Path With Maximum And Minimum Value

Approach:

• The idea is to use a max heap which can be implemented by using a max priority queue. In the priority queue, we will push the unvisited neighbours of the current element which is pop out from the queue from all four directions and side by side also maintain the minimum element which is our required answer.

Algorithm:

• Create a 2d boolean array ‘VISITED’ of the same size as that of the given ‘ARR’ which value initially ‘False’.
• Next, create a max priority queue ‘PQ’ which will store a pair in which the first one will be the element and the second part will be the indices of the element.
• Push {ARR[0][0] , {0, 0}} into ‘PQ’.  Also, create an ‘ANS’ variable to store the answer which is equal to ARR[0][0] initially.
• Now till the priority queue is not empty do the following:
  • Pop-out the first element from the queue and store it in ‘P’.
  • Take X = P.FIRST and Y = P.SECOND.
  • Make VISITED[X][Y] = ‘True’.
  • Also update the ‘ANS’ as ANS = min(ANS, A[X][Y]).
  • Also, check that if we reach the endpoint that is R-1 and C-1 then break the loop.
  • Otherwise, push the element along with its indices of all the unvisited neighbours of the pop-out element into the queue ‘PQ’.
• Finally, return the ‘ANS’ as the required answer.

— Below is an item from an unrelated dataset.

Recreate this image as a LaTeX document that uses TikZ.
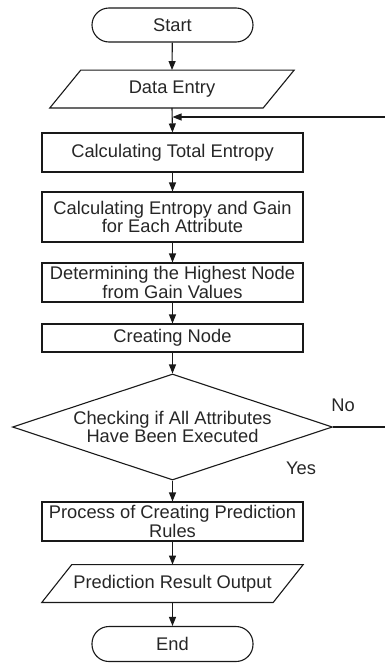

O(R*C*Log(R*C)), where R and C are the rows and the columns of the given input 2d array.

Since there is a total of R*C elements, therefore traversing over the matrix will take O(R*C) time and pushing and popping out each element from the Priority Queue ‘PQ’ will take O(Log(R*C)) time. Thus total time complexity will be O(R*C*Log(R*C)).

O(R*C), where R and C are the rows and the columns of the given input 2d array.

 

O(R*C) extra space is required to maintain the visited array. Also, O(R*C) extra space is required by the priority Queue. Hence, the overall space complexity is O(R*C).